Donny Don’t says “Now I see why we need the spinner from the previous example to simulate \((X, Y)\) pairs. So then forget the marginal spinners for \(X\) and \(Y\). If I want to simulate \(X\) values, I could just spin the joint distribution spinner and ignore the \(Y\) values.” Is Donny’s method correct? If not, can you help him see why not?






  • The joint distribution of two continuous random variables can be described by a probability density function, for which volumes under the surface determine probabilities. The “density” height is whatever it needs to be so that volumes under the surface represent appropriate probabilities.
  • Marginal distributions can be obtained from a joint distribution by “stacking”/“collapsing”/“aggregating” out the other variable.

9.2 Correlation

  • Quantities like long run average, variance, and standard deviation summarize characteristics of the marginal distribution of a single random variable.
  • Covariance and correlation summarize in a single number a characteristic of the joint distribution of two random variables, namely, the degree to which they “co-deviate from the their respective means”.
  • The covariance of random values \(X\) and \(Y\) is defined as the long run average of the product of the paired deviations from the respective means

\[ \text{Covariance($X$, $Y$)} = \text{Average of} ((X - \text{Average of }X)Y - \text{Average of }Y) \]

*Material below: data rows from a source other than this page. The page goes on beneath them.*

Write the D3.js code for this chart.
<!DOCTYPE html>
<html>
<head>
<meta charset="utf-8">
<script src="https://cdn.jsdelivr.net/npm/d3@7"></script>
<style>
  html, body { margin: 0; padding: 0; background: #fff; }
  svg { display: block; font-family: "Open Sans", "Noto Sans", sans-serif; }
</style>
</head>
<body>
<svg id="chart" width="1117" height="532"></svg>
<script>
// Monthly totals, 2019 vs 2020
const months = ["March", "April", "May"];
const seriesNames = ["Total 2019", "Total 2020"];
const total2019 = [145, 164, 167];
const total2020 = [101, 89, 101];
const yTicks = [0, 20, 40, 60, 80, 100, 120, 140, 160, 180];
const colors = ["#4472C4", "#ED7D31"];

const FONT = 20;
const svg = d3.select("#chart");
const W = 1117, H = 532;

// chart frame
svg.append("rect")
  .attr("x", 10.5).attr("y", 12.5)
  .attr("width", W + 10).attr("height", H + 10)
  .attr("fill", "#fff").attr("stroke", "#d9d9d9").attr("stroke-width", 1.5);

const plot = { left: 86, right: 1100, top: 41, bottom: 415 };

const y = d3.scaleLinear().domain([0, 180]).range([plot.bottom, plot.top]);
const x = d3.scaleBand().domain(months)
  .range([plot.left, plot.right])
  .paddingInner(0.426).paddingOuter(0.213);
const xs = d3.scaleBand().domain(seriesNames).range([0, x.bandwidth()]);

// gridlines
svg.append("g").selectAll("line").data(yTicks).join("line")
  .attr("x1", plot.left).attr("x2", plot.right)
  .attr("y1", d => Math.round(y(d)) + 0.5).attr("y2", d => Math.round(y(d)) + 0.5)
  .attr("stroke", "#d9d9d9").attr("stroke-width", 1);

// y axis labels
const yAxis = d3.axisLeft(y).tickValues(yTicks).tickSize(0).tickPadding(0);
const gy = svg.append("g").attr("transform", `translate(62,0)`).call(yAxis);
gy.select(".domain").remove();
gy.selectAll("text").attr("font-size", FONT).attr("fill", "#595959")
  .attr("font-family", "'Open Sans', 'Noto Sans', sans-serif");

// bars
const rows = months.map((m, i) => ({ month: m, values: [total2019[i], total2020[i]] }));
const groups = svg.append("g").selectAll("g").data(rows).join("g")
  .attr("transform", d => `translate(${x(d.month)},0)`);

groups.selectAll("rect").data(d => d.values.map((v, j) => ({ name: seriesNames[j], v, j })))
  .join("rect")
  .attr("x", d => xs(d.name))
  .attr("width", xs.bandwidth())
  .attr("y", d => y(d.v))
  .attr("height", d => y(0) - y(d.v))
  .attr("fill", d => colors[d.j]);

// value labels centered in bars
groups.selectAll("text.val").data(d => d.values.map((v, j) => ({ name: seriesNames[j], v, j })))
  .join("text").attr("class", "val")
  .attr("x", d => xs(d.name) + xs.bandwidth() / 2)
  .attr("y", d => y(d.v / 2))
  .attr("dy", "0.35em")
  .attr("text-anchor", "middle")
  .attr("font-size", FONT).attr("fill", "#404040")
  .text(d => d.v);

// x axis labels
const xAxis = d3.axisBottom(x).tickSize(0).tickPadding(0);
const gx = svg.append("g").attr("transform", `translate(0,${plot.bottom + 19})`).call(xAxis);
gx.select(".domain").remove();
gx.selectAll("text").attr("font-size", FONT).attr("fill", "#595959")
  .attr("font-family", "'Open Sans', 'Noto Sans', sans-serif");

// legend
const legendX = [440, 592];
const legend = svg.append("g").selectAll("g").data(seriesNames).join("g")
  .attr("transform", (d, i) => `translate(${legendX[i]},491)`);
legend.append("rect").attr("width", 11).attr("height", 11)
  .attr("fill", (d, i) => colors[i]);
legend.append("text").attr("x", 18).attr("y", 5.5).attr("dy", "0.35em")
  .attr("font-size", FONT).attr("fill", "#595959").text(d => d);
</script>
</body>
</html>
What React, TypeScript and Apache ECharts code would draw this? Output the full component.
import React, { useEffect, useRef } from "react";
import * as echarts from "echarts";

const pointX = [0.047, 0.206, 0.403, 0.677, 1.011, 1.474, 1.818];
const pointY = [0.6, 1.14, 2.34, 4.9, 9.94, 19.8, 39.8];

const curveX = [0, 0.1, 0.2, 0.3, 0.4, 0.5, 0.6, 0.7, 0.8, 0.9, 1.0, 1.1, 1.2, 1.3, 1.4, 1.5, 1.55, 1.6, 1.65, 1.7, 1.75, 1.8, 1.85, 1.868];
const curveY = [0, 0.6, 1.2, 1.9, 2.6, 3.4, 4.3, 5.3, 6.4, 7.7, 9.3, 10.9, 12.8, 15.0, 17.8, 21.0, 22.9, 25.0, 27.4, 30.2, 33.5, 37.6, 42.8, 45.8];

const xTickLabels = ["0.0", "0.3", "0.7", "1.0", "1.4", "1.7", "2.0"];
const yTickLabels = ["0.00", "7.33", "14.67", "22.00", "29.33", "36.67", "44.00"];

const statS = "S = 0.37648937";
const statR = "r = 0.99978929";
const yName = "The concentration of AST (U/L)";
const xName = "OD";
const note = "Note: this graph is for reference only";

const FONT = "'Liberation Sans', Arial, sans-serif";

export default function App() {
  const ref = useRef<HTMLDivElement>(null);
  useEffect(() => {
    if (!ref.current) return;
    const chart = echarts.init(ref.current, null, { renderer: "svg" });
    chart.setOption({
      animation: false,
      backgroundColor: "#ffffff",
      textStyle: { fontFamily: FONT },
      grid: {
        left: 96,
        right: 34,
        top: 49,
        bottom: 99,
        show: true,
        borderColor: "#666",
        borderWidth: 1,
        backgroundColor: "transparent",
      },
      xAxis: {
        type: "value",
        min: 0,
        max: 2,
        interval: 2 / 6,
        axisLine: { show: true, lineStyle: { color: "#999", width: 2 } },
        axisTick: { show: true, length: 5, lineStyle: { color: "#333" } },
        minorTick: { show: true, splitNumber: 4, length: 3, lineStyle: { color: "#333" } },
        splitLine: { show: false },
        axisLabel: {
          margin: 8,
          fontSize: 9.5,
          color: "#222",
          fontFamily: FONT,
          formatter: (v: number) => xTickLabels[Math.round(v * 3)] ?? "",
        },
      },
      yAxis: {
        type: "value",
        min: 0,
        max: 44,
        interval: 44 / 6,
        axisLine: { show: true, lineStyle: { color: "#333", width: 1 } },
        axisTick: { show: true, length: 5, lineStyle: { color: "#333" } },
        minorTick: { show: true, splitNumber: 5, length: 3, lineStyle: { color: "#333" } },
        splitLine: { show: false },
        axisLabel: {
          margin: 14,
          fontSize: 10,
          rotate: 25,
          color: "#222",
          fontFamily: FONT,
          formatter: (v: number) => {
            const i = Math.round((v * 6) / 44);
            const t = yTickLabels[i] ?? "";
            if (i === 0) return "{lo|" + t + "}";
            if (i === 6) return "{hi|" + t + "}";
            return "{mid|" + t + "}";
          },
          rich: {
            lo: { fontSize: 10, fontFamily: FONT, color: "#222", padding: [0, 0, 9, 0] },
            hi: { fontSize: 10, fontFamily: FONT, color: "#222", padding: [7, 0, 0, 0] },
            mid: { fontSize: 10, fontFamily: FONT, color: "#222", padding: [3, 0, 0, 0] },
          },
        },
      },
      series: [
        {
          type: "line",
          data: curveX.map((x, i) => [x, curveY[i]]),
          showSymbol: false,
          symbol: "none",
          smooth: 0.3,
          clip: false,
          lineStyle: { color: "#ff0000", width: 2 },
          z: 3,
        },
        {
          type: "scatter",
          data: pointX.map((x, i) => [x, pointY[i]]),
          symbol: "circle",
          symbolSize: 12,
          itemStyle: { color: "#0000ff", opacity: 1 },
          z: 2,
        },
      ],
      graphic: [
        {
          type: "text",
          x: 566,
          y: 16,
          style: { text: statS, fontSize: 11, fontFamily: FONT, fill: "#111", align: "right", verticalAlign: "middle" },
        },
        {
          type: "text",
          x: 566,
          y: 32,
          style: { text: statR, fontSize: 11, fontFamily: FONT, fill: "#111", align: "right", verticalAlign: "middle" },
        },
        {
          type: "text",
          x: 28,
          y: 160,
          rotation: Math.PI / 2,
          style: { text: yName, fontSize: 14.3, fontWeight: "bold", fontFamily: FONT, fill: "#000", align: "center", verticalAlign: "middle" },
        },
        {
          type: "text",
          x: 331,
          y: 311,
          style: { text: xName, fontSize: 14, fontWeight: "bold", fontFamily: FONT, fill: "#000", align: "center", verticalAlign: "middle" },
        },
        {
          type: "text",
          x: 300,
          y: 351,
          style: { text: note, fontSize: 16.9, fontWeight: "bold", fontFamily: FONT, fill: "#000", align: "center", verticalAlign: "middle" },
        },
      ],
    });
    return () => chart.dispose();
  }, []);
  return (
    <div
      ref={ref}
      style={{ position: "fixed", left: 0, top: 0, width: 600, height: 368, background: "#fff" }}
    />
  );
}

  • A positive covariance indicate an overall positive association: above average values of \(X\) tend to be associated with above average values of \(Y\)
  • A negative covariance indicates am overall negative association: above average values of \(X\) tend to be associated with below average values of \(Y\)
  • A covariance of zero indicates that the random variables are uncorrelated: there is no overall positive or negative association. But be careful: if \(X\) and \(Y\) are uncorrelated there can still be a relationship between \(X\) and \(Y\). We will see examples later that demonstrate that being uncorrelated does not necessarily imply that random variables are independent.

Example 9.4

Consider the probability space corresponding to two rolls of a fair four-sided die. Let \(X\) be the sum of the two rolls, \(Y\) the larger of the two rolls, \(W\) the number of rolls equal to 4, and \(Z\) the number of rolls equal to 1. Without doing any calculations, determine if the covariance between each of the following pairs of variables is positive, negative, or zero. Explain your reasoning conceptually.

  1. \(X\) and \(Y\)




  2. \(X\) and \(W\)




  3. \(X\) and \(Z\)




  4. \(X\) and \(V\)




  5. \(W\) and \(Z\)




  • The numerical value of the covariance depends on the measurement units of both variables, so interpreting it can be difficult.
  • Covariance is a measure of joint association between two random variables that has many nice theoretical properties, but the correlation (coefficient) is often a more practical measure.
  • The correlation for two random variables is the covariance between the corresponding standardized random variables.

\[ \text{Correlation}(X, Y) = \text{Covariance}\left(\frac{X- \text{Average of }X}{\text{Standard Deviation of }X}, \frac{Y- \text{Average of }Y}{\text{Standard Deviation of }Y}\right) \]

  • When standardizing, subtracting the means doesn’t change the scale of the possible pairs of values; it merely shifts the center of the joint distribution. Therefore, correlation is the covariance divided by the product of the standard deviations.

\[ \text{Correlation}(X, Y) = \frac{\text{Covariance}(X, Y)}{(\text{Standard Deviation of }X)(\text{Standard Deviation of }Y)} \]

  • A correlation coefficient has no units and is measured on a universal scale. Regardless of the original measurement units of the random variables \(X\) and \(Y\)

\[ -1\le \textrm{Correlation}(X,Y)\le 1 \]

  • \(\textrm{Correlation}(X,Y) = 1\) if and only if \(Y=aX+b\) for some \(a>0\)
  • \(\textrm{Correlation}(X,Y) = -1\) if and only if \(Y=aX+b\) for some \(a<0\)
  • Therefore, correlation is a standardized measure of the strength of the linear association between two random variables.
  • The closer the correlation is to 1 or \(-1\), the closer the joint distribution of \((X, Y)\) pairs hugs a straight line, with positive or negative slope.
  • Because correlation is computed between standardized random variables, correlation is not affected by a linear rescaling of either variable (e.g., a change in measurement units from minutes to seconds)

Example 9.5

Donny Don’t has just completed a problem where it was assumed that SAT Math scores follow a Normal(500, 100) distribution. Now a follow up problem asks Donny how he could simulate a single (Math, Reading) pair of scores. Donny says: “That’s easy; just spin the Normal(500, 100) twice, once for Math and once for Reading.” Do you agree? Explain your reasoning.






  • Just as Normal distributions are commonly assumed for marginal distributions of individual random variables, joint Normal distributions are often assumed for joint distributions of several random variables.
  • A “Bivariate Normal” distribution is a joint distribution for two random variables which has five parameters: the two means, the two standard deviations, and the correlation
  • A marginal Normal distribution is a “bell-shaped curve”; a Bivariate Normal distribution is a “mound-shaped” curve — imagine a pile of sand.